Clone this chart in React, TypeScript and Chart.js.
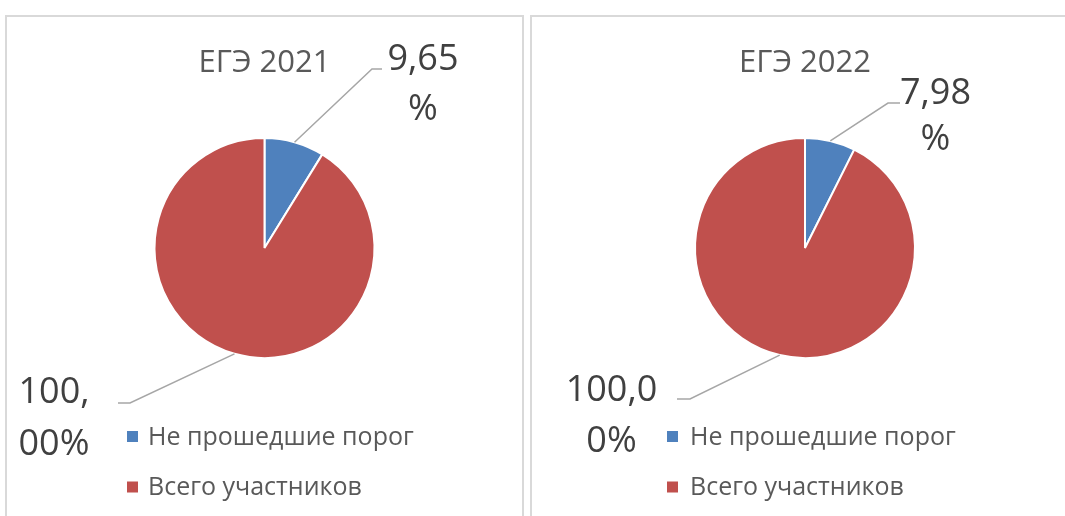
import React, { useEffect, useRef } from "react";
import { Chart, registerables } from "chart.js";

Chart.register(...registerables);

// ---- data ----
const categories = ["Не прошедшие порог", "Всего участников"];
const titles = ["ЕГЭ 2021", "ЕГЭ 2022"];
const values2021 = [9.65, 100];
const values2022 = [7.98, 100];
const colors = ["#4F81BD", "#C0504D"];
// where Excel wrapped each data label (character index)
const labelBreaks2021 = [4, 4];
const labelBreaks2022 = [4, 5];

const FONT = "'Open Sans', 'Noto Sans', sans-serif";

type LabelCfg = { elbow: [number, number]; end: number; tx: number; ty: [number, number] };
type Cfg = {
  left: number; top: number; width: number; height: number;
  cx: number; cy: number; r: number;
  titleDy: number;
  labels: LabelCfg[];
  legendX: number; legendTextX: number; legendY: number[];
};

const layout2021: Cfg = {
  left: 7, top: 17, width: 515, height: 499,
  cx: 257.5, cy: 231, r: 110,
  titleDy: -176,
  labels: [
    { elbow: [107.5, -179], end: 117.5, tx: 158.5, ty: [-178, -128] },
    { elbow: [-134.5, 155], end: -146.5, tx: -210.5, ty: [155, 207] },
  ],
  legendX: -137.5, legendTextX: -116.5, legendY: [188.5, 239],
};

const layout2022: Cfg = {
  left: 532, top: 17, width: 533, height: 499,
  cx: 273, cy: 231, r: 110,
  titleDy: -176,
  labels: [
    { elbow: [83, -145], end: 95, tx: 130.5, ty: [-144, -98] },
    { elbow: [-115, 151], end: -128, tx: -193.5, ty: [153, 204] },
  ],
  legendX: -138, legendTextX: -115, legendY: [188.5, 239],
};

function PieChart(props: { title: string; values: number[]; breaks: number[]; cfg: Cfg }) {
  const ref = useRef<HTMLCanvasElement | null>(null);
  const { title, values, breaks, cfg } = props;

  useEffect(() => {
    if (!ref.current) return;
    const overlay = {
      id: "overlay",
      afterDraw(chart: any) {
        const ctx = chart.ctx as CanvasRenderingContext2D;
        const meta = chart.getDatasetMeta(0);
        const a0: any = meta.data[0];
        const cx = a0.x, cy = a0.y, R = a0.outerRadius;
        ctx.save();
        // title
        ctx.fillStyle = "#595959";
        ctx.font = `31px ${FONT}`;
        ctx.textAlign = "center";
        ctx.textBaseline = "alphabetic";
        ctx.fillText(title, cx, cy + cfg.titleDy);
        // data labels with leader lines
        meta.data.forEach((arc: any, i: number) => {
          const mid = (arc.startAngle + arc.endAngle) / 2;
          const sx = cx + Math.cos(mid) * R;
          const sy = cy + Math.sin(mid) * R;
          const L = cfg.labels[i];
          ctx.strokeStyle = "#A6A6A6";
          ctx.lineWidth = 1.5;
          ctx.beginPath();
          ctx.moveTo(sx, sy);
          ctx.lineTo(cx + L.elbow[0], cy + L.elbow[1]);
          ctx.lineTo(cx + L.end, cy + L.elbow[1]);
          ctx.stroke();
          const txt = values[i].toFixed(2).replace(".", ",") + "%";
          const lines = [txt.slice(0, breaks[i]), txt.slice(breaks[i])];
          ctx.fillStyle = "#404040";
          ctx.font = `36px ${FONT}`;
          ctx.textAlign = "center";
          ctx.textBaseline = "alphabetic";
          lines.forEach((ln, k) => ctx.fillText(ln, cx + L.tx, cy + L.ty[k]));
        });
        // legend
        ctx.font = `25px ${FONT}`;
        ctx.textAlign = "left";
        ctx.textBaseline = "middle";
        categories.forEach((c, i) => {
          const y = cy + cfg.legendY[i];
          ctx.fillStyle = colors[i];
          ctx.fillRect(cx + cfg.legendX, y - 5.5, 11, 11);
          ctx.fillStyle = "#595959";
          ctx.fillText(c, cx + cfg.legendTextX, y + 1);
        });
        ctx.restore();
      },
    };

    const size = cfg.r + 1;
    const chart = new Chart(ref.current, {
      type: "pie",
      data: {
        labels: categories,
        datasets: [
          {
            data: values,
            backgroundColor: colors,
            borderColor: "#FFFFFF",
            borderWidth: 2,
          },
        ],
      },
      options: {
        animation: false,
        responsive: false,
        maintainAspectRatio: false,
        devicePixelRatio: 1,
        layout: {
          padding: {
            left: cfg.cx - size,
            right: cfg.width - (cfg.cx + size),
            top: cfg.cy - size,
            bottom: cfg.height - (cfg.cy + size),
          },
        },
        plugins: {
          legend: { display: false },
          title: { display: false },
          tooltip: { enabled: false },
        },
      },
      plugins: [overlay],
    });
    return () => chart.destroy();
  }, [title, values, breaks, cfg]);

  return (
    <canvas
      ref={ref}
      width={cfg.width}
      height={cfg.height}
      style={{ position: "absolute", left: cfg.left, top: cfg.top, width: cfg.width, height: cfg.height }}
    />
  );
}

export default function App() {
  return (
    <div
      style={{
        position: "absolute",
        left: 0,
        top: 0,
        width: 1065,
        height: 516,
        overflow: "hidden",
        background: "#FFFFFF",
      }}
    >
      <div
        style={{
          position: "absolute",
          left: 5,
          top: 15,
          width: 519,
          height: 540,
          boxSizing: "border-box",
          border: "2px solid #D9D9D9",
        }}
      />
      <div
        style={{
          position: "absolute",
          left: 530,
          top: 15,
          width: 560,
          height: 540,
          boxSizing: "border-box",
          border: "2px solid #D9D9D9",
        }}
      />
      <PieChart title={titles[0]} values={values2021} breaks={labelBreaks2021} cfg={layout2021} />
      <PieChart title={titles[1]} values={values2022} breaks={labelBreaks2022} cfg={layout2022} />
    </div>
  );
}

What to work on
Copy the material shown above in full and exactly. Skip the pictures.

Exercise solution
Clone this chart in React, TypeScript and Chart.js.
import React, { useEffect, useRef } from "react";
import { Chart, registerables } from "chart.js";

Chart.register(...registerables);

// ---- data ----
const categories = ["Не прошедшие порог", "Всего участников"];
const titles = ["ЕГЭ 2021", "ЕГЭ 2022"];
const values2021 = [9.65, 100];
const values2022 = [7.98, 100];
const colors = ["#4F81BD", "#C0504D"];
// where Excel wrapped each data label (character index)
const labelBreaks2021 = [4, 4];
const labelBreaks2022 = [4, 5];

const FONT = "'Open Sans', 'Noto Sans', sans-serif";

type LabelCfg = { elbow: [number, number]; end: number; tx: number; ty: [number, number] };
type Cfg = {
  left: number; top: number; width: number; height: number;
  cx: number; cy: number; r: number;
  titleDy: number;
  labels: LabelCfg[];
  legendX: number; legendTextX: number; legendY: number[];
};

const layout2021: Cfg = {
  left: 7, top: 17, width: 515, height: 499,
  cx: 257.5, cy: 231, r: 110,
  titleDy: -176,
  labels: [
    { elbow: [107.5, -179], end: 117.5, tx: 158.5, ty: [-178, -128] },
    { elbow: [-134.5, 155], end: -146.5, tx: -210.5, ty: [155, 207] },
  ],
  legendX: -137.5, legendTextX: -116.5, legendY: [188.5, 239],
};

const layout2022: Cfg = {
  left: 532, top: 17, width: 533, height: 499,
  cx: 273, cy: 231, r: 110,
  titleDy: -176,
  labels: [
    { elbow: [83, -145], end: 95, tx: 130.5, ty: [-144, -98] },
    { elbow: [-115, 151], end: -128, tx: -193.5, ty: [153, 204] },
  ],
  legendX: -138, legendTextX: -115, legendY: [188.5, 239],
};

function PieChart(props: { title: string; values: number[]; breaks: number[]; cfg: Cfg }) {
  const ref = useRef<HTMLCanvasElement | null>(null);
  const { title, values, breaks, cfg } = props;

  useEffect(() => {
    if (!ref.current) return;
    const overlay = {
      id: "overlay",
      afterDraw(chart: any) {
        const ctx = chart.ctx as CanvasRenderingContext2D;
        const meta = chart.getDatasetMeta(0);
        const a0: any = meta.data[0];
        const cx = a0.x, cy = a0.y, R = a0.outerRadius;
        ctx.save();
        // title
        ctx.fillStyle = "#595959";
        ctx.font = `31px ${FONT}`;
        ctx.textAlign = "center";
        ctx.textBaseline = "alphabetic";
        ctx.fillText(title, cx, cy + cfg.titleDy);
        // data labels with leader lines
        meta.data.forEach((arc: any, i: number) => {
          const mid = (arc.startAngle + arc.endAngle) / 2;
          const sx = cx + Math.cos(mid) * R;
          const sy = cy + Math.sin(mid) * R;
          const L = cfg.labels[i];
          ctx.strokeStyle = "#A6A6A6";
          ctx.lineWidth = 1.5;
          ctx.beginPath();
          ctx.moveTo(sx, sy);
          ctx.lineTo(cx + L.elbow[0], cy + L.elbow[1]);
          ctx.lineTo(cx + L.end, cy + L.elbow[1]);
          ctx.stroke();
          const txt = values[i].toFixed(2).replace(".", ",") + "%";
          const lines = [txt.slice(0, breaks[i]), txt.slice(breaks[i])];
          ctx.fillStyle = "#404040";
          ctx.font = `36px ${FONT}`;
          ctx.textAlign = "center";
          ctx.textBaseline = "alphabetic";
          lines.forEach((ln, k) => ctx.fillText(ln, cx + L.tx, cy + L.ty[k]));
        });
        // legend
        ctx.font = `25px ${FONT}`;
        ctx.textAlign = "left";
        ctx.textBaseline = "middle";
        categories.forEach((c, i) => {
          const y = cy + cfg.legendY[i];
          ctx.fillStyle = colors[i];
          ctx.fillRect(cx + cfg.legendX, y - 5.5, 11, 11);
          ctx.fillStyle = "#595959";
          ctx.fillText(c, cx + cfg.legendTextX, y + 1);
        });
        ctx.restore();
      },
    };

    const size = cfg.r + 1;
    const chart = new Chart(ref.current, {
      type: "pie",
      data: {
        labels: categories,
        datasets: [
          {
            data: values,
            backgroundColor: colors,
            borderColor: "#FFFFFF",
            borderWidth: 2,
          },
        ],
      },
      options: {
        animation: false,
        responsive: false,
        maintainAspectRatio: false,
        devicePixelRatio: 1,
        layout: {
          padding: {
            left: cfg.cx - size,
            right: cfg.width - (cfg.cx + size),
            top: cfg.cy - size,
            bottom: cfg.height - (cfg.cy + size),
          },
        },
        plugins: {
          legend: { display: false },
          title: { display: false },
          tooltip: { enabled: false },
        },
      },
      plugins: [overlay],
    });
    return () => chart.destroy();
  }, [title, values, breaks, cfg]);

  return (
    <canvas
      ref={ref}
      width={cfg.width}
      height={cfg.height}
      style={{ position: "absolute", left: cfg.left, top: cfg.top, width: cfg.width, height: cfg.height }}
    />
  );
}

export default function App() {
  return (
    <div
      style={{
        position: "absolute",
        left: 0,
        top: 0,
        width: 1065,
        height: 516,
        overflow: "hidden",
        background: "#FFFFFF",
      }}
    >
      <div
        style={{
          position: "absolute",
          left: 5,
          top: 15,
          width: 519,
          height: 540,
          boxSizing: "border-box",
          border: "2px solid #D9D9D9",
        }}
      />
      <div
        style={{
          position: "absolute",
          left: 530,
          top: 15,
          width: 560,
          height: 540,
          boxSizing: "border-box",
          border: "2px solid #D9D9D9",
        }}
      />
      <PieChart title={titles[0]} values={values2021} breaks={labelBreaks2021} cfg={layout2021} />
      <PieChart title={titles[1]} values={values2022} breaks={labelBreaks2022} cfg={layout2022} />
    </div>
  );
}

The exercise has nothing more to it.